When the superbly acted film begins all Amelia and Samuel have is grief, loneliness, and each other. This grief has “islanded” them—with failures both institutional and familial contributing to their solitude. Yet their isolation is understandable. Grief has made Samuel sickeningly needy and even dangerous. He brings a homemade crossbow to school and breaks his cousin’s nose at her birthday party. The loss has made Amelia depressed and exhausted. “I just need to sleep” is her almost liturgical lament. Grief acts as a twisted gravity, only pulling in more pain, more loneliness.
But terror slips into their lives with the appearance of a children’s pop-up book and the monster it is named after, Mister Babadook. The haunting starts with eerie tricks but quickly becomes vicious: chilling calls, pounding knocks at the door, glass in their dinners, shadows filled with the undertaker-esque monster and his spiked hands.
The Babadook has a Calvin and Hobbes quality to it: is Hobbes alive or isn’t he? Whose grief or what netherworldly realm does the monstrous Babadook spring from? Perhaps he’s simply a metaphor for the terrors of parenting or specifically of motherhood. Where does this dangerous web of interlocking fears find purchase in fact?
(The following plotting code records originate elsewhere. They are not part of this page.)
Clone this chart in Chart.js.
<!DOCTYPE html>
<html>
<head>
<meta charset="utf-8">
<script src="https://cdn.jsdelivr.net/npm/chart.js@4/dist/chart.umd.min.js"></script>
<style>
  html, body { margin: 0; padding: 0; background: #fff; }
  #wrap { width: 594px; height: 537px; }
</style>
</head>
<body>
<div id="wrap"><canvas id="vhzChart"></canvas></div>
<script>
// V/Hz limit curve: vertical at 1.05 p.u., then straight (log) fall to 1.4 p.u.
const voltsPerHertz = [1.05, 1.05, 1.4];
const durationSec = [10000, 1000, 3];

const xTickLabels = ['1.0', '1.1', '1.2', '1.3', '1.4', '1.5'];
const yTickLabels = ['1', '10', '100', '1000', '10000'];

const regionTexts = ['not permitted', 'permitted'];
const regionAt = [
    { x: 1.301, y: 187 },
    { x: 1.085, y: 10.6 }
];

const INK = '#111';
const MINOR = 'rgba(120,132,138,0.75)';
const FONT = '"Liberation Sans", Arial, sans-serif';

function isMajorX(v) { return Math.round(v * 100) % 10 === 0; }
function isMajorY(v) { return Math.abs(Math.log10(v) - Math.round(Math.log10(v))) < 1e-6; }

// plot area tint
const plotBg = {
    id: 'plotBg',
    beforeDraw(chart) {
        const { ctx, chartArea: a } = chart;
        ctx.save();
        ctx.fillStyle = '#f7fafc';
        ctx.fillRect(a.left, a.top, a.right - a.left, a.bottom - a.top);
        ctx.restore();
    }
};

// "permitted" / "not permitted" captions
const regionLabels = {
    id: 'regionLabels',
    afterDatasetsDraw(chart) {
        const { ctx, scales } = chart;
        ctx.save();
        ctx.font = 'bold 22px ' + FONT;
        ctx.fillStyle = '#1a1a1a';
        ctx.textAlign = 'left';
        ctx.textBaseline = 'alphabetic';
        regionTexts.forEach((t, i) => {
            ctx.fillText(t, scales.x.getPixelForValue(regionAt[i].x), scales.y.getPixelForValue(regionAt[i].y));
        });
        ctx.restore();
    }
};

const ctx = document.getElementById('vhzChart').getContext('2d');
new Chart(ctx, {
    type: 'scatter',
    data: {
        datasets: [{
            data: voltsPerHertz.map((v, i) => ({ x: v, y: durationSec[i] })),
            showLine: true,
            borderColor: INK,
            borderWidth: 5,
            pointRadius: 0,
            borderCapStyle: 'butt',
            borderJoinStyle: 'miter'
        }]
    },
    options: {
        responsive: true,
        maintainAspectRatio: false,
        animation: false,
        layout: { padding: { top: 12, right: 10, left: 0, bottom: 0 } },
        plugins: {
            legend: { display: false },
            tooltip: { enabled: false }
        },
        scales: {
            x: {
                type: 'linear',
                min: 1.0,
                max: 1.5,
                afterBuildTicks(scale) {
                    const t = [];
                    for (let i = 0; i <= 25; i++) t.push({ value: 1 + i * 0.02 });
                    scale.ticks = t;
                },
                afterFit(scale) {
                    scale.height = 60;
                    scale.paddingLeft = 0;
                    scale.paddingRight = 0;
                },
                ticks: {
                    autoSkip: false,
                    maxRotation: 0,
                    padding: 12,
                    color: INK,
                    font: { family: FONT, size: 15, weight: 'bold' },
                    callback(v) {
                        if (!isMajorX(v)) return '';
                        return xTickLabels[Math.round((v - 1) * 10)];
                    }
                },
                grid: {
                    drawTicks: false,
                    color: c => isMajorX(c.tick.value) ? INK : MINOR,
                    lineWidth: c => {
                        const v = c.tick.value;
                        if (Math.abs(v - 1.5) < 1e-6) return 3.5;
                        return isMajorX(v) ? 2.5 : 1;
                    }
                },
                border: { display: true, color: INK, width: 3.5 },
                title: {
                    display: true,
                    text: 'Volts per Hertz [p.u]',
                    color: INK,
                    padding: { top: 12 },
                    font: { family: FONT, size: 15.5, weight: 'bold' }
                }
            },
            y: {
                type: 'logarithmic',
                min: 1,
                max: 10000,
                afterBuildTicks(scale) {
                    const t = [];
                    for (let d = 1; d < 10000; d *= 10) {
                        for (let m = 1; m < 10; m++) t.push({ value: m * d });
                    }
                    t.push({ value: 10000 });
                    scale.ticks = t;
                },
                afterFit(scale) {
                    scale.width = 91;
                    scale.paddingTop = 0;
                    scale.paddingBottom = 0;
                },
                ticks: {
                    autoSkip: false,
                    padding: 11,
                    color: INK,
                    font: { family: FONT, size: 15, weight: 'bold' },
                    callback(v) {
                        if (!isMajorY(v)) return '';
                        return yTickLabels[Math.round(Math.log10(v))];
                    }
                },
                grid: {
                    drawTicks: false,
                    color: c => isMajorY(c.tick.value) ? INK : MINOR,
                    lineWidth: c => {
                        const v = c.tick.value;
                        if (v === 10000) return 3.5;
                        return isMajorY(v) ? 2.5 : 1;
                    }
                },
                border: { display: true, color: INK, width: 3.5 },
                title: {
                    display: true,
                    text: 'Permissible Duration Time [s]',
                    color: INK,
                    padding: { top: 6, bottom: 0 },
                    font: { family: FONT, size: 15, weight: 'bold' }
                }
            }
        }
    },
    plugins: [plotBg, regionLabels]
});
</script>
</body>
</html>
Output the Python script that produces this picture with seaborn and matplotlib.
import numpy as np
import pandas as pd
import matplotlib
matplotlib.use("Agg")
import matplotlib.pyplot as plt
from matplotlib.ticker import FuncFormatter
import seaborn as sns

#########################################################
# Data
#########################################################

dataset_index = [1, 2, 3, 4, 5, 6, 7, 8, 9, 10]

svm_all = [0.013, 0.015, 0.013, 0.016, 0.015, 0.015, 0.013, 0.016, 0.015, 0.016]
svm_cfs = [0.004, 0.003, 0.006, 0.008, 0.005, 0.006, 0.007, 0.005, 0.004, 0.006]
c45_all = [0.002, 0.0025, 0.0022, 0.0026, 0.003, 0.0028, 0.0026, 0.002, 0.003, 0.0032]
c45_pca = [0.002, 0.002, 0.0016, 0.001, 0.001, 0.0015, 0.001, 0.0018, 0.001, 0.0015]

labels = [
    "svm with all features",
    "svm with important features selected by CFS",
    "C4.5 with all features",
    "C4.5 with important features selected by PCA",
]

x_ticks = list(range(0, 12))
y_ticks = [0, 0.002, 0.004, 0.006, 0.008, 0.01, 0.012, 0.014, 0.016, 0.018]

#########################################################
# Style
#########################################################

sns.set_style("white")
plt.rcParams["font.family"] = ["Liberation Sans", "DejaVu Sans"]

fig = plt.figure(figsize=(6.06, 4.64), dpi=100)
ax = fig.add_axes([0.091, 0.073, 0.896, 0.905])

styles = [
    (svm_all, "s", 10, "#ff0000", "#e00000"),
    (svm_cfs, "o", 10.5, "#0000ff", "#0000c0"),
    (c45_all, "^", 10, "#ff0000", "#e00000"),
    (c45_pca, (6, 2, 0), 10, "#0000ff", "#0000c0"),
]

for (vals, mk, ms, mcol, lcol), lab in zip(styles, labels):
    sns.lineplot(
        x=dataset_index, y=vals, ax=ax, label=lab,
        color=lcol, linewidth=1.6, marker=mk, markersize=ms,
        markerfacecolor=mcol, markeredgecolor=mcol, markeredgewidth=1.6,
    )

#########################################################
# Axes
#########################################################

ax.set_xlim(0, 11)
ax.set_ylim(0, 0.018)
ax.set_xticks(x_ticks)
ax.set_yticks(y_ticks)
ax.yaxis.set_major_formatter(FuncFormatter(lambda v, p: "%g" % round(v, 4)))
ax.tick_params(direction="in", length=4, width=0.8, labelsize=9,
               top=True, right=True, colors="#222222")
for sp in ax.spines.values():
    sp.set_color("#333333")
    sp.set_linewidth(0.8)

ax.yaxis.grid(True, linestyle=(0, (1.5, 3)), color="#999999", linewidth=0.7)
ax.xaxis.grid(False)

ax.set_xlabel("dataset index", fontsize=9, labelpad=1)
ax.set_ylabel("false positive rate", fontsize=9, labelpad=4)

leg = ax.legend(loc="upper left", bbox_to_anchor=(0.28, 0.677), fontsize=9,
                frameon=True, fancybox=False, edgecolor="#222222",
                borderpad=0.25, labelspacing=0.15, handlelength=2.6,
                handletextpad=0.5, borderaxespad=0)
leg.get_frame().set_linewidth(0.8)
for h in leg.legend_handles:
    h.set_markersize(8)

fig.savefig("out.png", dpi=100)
Amelia engages in an array of methods to rid her and Samuel of their relentless monster: denial, sleeping pills, going to the police, sleep deprivation, burning the pop-up book. But as her slow psychological disintegration continues, the Babadook just grows bolder and more dangerous. This grief, and this monster, refuses to be managed.
In American horror, most monsters are easily understandable. Their identity, their reasons for existence, the rules they haunt or kill by, the procedure for their defeat—all this tends to be clear and identifiable. Wes Craven says there are two types of horror stories told around campfires. One imagines the monsters as “out there,” beyond the light the campfire casts, lurking in the dark woods of the world around us. The other draws the boundaries differently: the monsters are here, illumined by the fire’s light, most likely sitting around it. The monsters are us.
Kent’s movie has the moral imagination to tell both of these stories simultaneously. The Babadook is partially Amelia’s metastasized anguish, but it is not reducible to this anguish. Here, the screen teaches us about life. Our monsters are us, but they are more than us.
The individual might be the face of evil, but like a warped inversion of the body of Christ, he or she is a single tentacle of a larger monster. Exorcising the evil out of the individual isn’t enough. We frequently participate in something “bigger than ourselves,” but not in a way we anticipate. In an almost Pauline way, The Babadook reminds us that evil involves individuals as well as the powers and principalities.
Many horror films are nothing but the formulaic trick itself, a spray of blood or a brief startle. The Babadook’s unsettling story of a mother and son’s relationship provides more. There is a depth to how it says “boo.”